Don’t track anything!
This sounds like a programmer’s paradise: one spends time to whatever is more productive at the moment. “Trust is everywhere!“
But let’s look at a situation when some urgent side tasks are thrown to the engineer. Say, we had a release and discovered some small bugs after it. We need somebody to look at them and state the estimate for fixes.
Such investigation tasks may take considerable amount of time. But are easily forgot to be mentioned on the stand-ups (or at worst cases one may be even forced not to mention them with a reason “This does not “bring any value to the current sprint”, but let’s leave such dullards away).
Besides, in this case you kind of “hide” from yourself and the team the real efforts spent for a particular tasks. Sometimes one may spend few hours each day to investigate some naughty bug. And having spent 10 hours one creates a task for minor refactoring that would take 2 hours to be done. I think it’s not fair!
Track your every billing hour
Any creative work needs a concentration and the concentration is very fragile.
During the workday anyone may be distracted by some “not-directly-my-work” questions or attend some short group sync meeting. Where to track that time? Should I create a ticket for every activity over 30min I had during the day? And what to do with those below 30min? Track to the current task? Why wouldn’t I track some time for more-than-30-min activities to the current task too?
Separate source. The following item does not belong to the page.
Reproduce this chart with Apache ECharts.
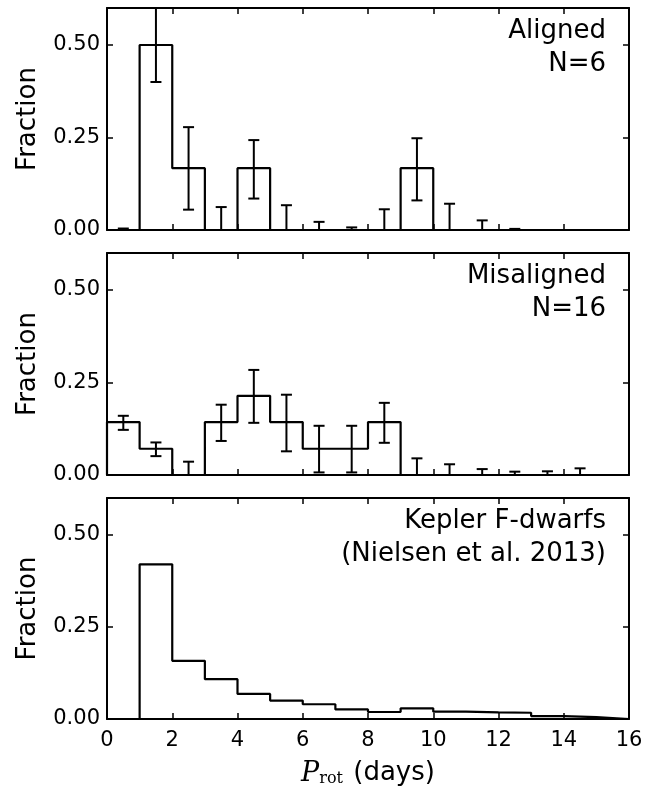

This may lead to some inflation of minor tasks.
This forces me to lie. And I don’t want to! And I don‘t want to create a ticket for every activity either!
Track 5 to 8 hours makes perfect sense
This does not force an engineer to lie and gives a legal way to omit some really not important details (e.g. 10 minutes watching cat gifs after lunch).
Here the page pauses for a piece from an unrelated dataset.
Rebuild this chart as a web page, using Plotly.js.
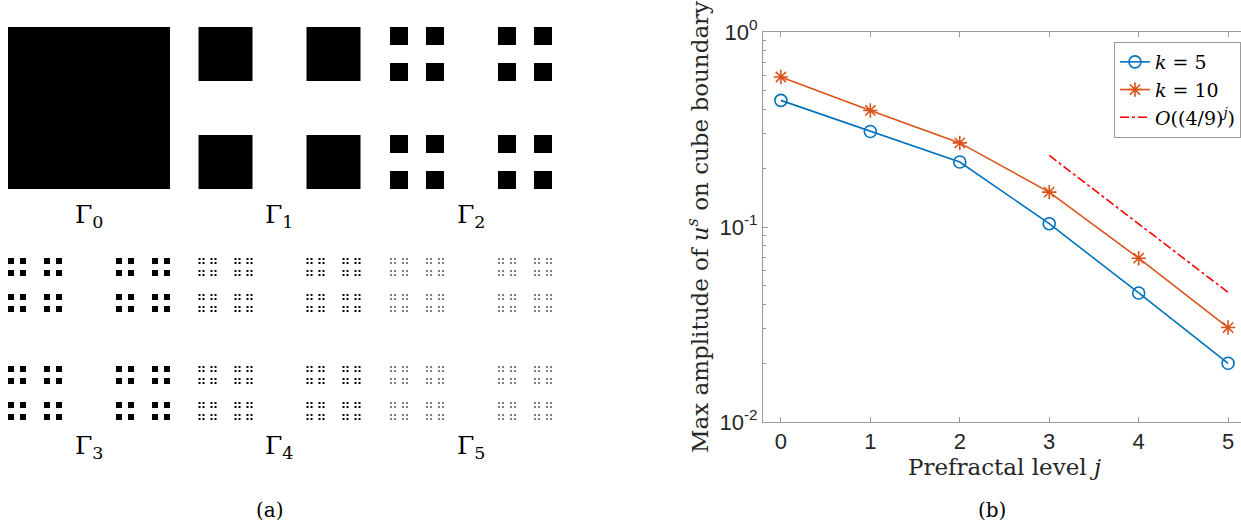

This 30% buffer is enough to minimize controlling pressure and to concentrate on what has been really done.
A customer may ask: Why I pay for 8 hours and get only 5?
Because this is not really “hours”. This is a productive result of 8 hours workday. Which is pretty good, as for me.
Besides, those cheating with 5 hours can cheat with any amount of hours at all and without tracking too.
I believe the modern ways of management are about openness and transparency. So why not to give the customer (especially PO) an ability to track not the time but the efforts for particular tasks to identify problems earlier. Isn’t it the “agile” is all about? The records could be a good supplementary material for daily stand-ups especially in remote teams.
Also, do not forget that hours registered per day is not a real metric of performance, progress or anything alike. This is just a documented version of the stand-up meeting with some tracking capabilities.
If you‘re afraid this metric might be used as a punishment reason, probably better not to track anything at all.